Records with drawing code
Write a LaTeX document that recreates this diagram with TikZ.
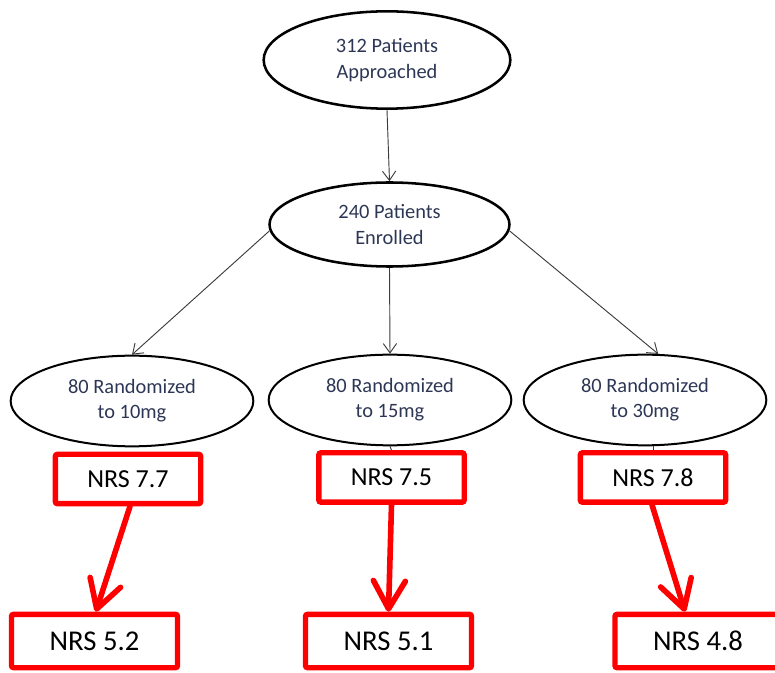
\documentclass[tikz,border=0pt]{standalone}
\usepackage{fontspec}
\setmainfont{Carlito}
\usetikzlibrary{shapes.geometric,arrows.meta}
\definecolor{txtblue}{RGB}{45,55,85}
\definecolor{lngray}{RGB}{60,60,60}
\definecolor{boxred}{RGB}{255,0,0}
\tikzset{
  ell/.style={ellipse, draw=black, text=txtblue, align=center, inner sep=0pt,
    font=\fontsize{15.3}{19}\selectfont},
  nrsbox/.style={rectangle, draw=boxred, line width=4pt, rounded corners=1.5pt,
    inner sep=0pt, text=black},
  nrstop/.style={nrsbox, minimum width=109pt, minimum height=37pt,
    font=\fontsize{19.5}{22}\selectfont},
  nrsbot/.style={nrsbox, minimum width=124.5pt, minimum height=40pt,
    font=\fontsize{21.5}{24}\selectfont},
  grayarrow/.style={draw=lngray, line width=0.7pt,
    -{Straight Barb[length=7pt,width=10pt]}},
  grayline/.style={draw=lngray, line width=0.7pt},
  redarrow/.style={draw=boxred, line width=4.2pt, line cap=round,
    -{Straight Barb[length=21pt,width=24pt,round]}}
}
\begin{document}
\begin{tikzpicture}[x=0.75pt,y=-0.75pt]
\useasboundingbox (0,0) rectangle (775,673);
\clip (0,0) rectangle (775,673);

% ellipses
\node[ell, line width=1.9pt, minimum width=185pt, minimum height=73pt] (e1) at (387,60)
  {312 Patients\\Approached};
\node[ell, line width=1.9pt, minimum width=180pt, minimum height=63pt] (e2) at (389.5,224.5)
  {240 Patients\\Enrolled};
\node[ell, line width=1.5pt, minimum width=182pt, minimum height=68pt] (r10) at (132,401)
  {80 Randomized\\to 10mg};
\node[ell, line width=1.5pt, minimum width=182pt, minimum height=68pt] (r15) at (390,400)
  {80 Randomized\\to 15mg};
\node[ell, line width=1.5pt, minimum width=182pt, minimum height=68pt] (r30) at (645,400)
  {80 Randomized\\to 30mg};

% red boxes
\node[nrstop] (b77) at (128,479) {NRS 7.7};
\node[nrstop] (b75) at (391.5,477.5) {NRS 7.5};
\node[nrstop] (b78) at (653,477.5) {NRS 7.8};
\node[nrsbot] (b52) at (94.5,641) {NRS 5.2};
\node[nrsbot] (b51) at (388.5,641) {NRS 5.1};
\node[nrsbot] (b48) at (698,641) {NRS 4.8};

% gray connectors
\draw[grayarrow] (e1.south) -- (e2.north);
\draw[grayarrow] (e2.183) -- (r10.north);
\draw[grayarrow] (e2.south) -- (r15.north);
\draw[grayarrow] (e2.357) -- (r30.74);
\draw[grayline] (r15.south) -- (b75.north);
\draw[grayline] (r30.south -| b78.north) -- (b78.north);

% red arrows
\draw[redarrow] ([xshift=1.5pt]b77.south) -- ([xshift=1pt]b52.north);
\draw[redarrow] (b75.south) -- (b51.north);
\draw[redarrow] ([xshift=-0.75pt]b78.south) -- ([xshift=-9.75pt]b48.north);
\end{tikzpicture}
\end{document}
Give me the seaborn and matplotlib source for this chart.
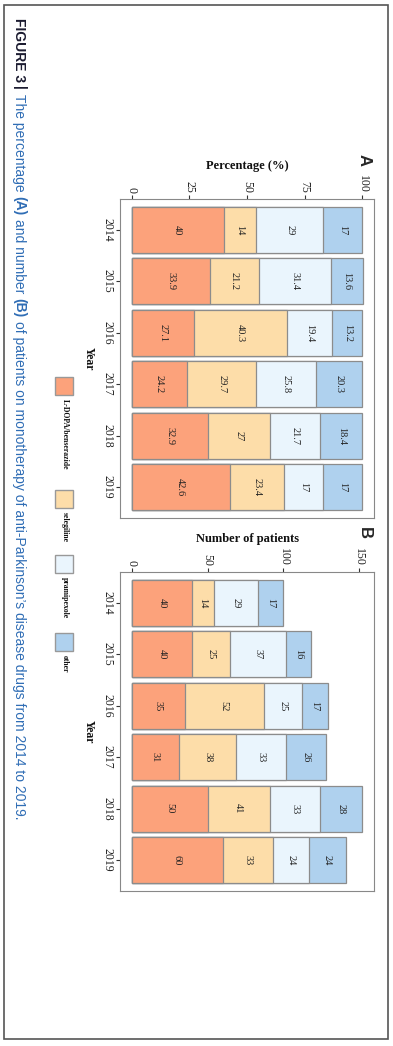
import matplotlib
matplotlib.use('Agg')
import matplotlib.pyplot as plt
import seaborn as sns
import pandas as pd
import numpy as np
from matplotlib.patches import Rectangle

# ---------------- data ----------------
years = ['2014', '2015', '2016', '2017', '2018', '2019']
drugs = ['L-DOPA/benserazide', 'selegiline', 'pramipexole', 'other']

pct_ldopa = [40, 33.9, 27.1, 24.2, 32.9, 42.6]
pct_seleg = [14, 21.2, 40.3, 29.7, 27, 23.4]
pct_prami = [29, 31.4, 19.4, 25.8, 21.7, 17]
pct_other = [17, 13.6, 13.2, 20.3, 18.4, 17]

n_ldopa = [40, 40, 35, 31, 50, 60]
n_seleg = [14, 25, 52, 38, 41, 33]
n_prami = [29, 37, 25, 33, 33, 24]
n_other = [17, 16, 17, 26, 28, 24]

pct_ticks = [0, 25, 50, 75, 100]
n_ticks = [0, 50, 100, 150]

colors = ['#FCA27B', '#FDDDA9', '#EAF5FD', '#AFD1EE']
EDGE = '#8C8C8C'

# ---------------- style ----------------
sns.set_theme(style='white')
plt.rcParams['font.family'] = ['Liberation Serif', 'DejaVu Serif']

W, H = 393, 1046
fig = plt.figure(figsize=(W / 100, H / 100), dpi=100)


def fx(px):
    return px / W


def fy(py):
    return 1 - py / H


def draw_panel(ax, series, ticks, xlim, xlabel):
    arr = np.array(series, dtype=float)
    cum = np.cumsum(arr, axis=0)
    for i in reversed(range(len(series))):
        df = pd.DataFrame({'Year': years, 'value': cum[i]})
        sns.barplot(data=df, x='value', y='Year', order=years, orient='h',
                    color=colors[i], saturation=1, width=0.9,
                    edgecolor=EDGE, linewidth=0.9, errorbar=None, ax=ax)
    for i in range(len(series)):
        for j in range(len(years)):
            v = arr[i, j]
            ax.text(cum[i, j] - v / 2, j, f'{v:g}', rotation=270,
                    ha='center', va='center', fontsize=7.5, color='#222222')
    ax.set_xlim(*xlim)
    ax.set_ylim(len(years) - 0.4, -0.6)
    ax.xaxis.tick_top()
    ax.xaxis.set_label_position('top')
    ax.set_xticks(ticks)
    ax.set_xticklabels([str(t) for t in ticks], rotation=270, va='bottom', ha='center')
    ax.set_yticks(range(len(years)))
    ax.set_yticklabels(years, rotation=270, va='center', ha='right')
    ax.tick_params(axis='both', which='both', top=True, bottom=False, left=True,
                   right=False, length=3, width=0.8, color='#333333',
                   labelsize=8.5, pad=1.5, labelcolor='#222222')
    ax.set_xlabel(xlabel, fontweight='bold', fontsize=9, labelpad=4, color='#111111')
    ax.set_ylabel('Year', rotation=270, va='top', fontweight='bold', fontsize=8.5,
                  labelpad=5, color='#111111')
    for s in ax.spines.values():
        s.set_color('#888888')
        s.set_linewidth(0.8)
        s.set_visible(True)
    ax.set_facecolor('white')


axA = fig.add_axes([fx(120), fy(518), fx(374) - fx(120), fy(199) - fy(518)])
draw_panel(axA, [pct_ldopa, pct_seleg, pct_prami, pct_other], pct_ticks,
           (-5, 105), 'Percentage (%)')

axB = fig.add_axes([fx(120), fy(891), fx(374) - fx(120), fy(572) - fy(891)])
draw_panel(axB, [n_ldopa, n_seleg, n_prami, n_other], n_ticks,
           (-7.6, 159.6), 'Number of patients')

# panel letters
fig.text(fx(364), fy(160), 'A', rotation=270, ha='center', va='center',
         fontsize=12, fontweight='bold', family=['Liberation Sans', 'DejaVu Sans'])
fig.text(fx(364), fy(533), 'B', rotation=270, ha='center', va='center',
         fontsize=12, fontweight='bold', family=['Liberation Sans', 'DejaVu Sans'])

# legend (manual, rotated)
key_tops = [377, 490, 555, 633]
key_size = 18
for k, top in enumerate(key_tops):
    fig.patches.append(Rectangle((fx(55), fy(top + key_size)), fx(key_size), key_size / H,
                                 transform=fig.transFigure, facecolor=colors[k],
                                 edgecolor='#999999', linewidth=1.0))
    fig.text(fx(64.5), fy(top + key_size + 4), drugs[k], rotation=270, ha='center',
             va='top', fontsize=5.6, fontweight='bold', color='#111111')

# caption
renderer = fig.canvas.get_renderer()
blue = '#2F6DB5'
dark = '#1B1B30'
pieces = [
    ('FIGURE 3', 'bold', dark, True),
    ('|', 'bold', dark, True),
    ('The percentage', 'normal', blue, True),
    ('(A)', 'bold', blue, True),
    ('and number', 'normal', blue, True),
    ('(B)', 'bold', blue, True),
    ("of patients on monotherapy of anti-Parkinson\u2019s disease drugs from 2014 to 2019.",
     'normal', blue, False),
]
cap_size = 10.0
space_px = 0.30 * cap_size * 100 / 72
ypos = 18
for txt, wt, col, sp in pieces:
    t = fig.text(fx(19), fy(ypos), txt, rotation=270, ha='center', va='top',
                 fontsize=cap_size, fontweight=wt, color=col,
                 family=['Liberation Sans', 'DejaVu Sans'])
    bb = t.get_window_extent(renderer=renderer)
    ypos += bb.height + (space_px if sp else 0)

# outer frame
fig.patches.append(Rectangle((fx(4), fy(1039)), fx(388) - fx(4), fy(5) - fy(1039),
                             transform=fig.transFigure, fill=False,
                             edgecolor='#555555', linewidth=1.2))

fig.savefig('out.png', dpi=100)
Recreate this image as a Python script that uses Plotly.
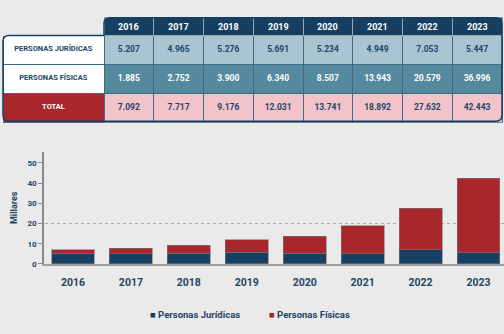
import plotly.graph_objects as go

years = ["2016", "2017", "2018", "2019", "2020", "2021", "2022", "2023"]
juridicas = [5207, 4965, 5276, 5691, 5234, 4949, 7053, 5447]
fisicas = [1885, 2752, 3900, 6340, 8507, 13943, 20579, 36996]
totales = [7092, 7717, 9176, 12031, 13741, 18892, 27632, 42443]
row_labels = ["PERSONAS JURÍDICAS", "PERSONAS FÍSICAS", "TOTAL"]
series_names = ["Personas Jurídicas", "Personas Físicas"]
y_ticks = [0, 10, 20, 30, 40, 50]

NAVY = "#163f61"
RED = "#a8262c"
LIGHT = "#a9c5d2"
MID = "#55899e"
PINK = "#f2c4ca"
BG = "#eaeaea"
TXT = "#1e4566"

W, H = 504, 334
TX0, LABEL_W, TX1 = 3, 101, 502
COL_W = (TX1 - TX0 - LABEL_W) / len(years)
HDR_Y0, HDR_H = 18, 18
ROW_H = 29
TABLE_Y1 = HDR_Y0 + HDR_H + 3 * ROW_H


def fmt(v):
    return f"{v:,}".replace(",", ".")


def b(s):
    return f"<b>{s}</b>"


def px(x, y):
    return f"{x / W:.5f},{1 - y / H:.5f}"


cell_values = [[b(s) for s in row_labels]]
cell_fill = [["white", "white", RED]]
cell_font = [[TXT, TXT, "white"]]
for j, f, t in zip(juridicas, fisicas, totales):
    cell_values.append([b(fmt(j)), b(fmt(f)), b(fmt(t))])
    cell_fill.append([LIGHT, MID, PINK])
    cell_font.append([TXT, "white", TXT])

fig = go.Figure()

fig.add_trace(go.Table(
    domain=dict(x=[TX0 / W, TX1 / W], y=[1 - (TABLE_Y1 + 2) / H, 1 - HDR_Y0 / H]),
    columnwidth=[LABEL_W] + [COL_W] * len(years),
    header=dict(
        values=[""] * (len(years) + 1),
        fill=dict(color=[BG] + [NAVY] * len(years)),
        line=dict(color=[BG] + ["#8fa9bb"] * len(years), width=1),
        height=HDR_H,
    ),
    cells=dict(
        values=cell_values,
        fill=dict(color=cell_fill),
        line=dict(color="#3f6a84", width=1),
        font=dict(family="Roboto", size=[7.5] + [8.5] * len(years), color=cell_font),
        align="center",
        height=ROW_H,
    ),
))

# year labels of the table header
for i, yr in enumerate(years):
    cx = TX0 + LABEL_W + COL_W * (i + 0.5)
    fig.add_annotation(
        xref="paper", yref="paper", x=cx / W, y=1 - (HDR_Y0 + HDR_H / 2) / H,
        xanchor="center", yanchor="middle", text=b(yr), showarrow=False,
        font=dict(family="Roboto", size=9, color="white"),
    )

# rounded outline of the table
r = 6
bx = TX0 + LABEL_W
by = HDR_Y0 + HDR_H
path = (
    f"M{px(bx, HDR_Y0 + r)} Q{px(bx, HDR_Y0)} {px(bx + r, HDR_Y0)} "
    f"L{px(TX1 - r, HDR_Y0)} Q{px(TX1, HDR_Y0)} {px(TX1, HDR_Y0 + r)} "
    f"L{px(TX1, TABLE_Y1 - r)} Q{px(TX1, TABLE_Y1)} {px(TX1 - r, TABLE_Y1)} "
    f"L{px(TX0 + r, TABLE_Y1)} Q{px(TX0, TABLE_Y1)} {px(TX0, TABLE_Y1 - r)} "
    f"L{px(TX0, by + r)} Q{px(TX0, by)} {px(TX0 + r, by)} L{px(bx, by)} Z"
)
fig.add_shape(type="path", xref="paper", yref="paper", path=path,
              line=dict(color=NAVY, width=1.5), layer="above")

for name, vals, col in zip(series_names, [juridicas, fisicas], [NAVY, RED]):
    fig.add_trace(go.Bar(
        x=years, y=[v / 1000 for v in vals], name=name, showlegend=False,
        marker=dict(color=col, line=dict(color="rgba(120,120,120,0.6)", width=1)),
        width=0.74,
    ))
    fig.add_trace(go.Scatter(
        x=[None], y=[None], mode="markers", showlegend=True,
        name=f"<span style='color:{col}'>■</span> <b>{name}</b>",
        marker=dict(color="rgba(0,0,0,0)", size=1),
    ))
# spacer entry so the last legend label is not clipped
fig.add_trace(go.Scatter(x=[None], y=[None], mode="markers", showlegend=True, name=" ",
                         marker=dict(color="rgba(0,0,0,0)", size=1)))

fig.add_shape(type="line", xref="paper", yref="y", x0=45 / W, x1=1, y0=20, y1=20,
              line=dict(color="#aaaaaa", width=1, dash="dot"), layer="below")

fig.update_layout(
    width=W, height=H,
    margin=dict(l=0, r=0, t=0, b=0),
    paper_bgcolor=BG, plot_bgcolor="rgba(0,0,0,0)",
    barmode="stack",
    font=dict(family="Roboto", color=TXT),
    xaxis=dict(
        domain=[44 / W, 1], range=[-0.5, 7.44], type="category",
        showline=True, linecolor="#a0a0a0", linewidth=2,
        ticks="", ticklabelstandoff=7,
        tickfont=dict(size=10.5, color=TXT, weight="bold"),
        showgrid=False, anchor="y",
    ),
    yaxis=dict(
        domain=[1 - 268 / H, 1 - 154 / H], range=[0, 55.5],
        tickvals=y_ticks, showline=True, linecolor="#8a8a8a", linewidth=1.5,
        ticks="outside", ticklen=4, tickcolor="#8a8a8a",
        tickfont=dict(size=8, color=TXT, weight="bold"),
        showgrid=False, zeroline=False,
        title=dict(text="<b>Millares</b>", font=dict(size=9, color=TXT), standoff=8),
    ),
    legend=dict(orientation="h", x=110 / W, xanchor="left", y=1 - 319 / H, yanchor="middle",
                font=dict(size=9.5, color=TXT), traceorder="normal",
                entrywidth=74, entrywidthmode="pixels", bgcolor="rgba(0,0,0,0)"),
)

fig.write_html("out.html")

[Aim of the exercise]
The records are above. How many lines in them contain the word "that"? Give the number alone.

[Solution for this exercise]
2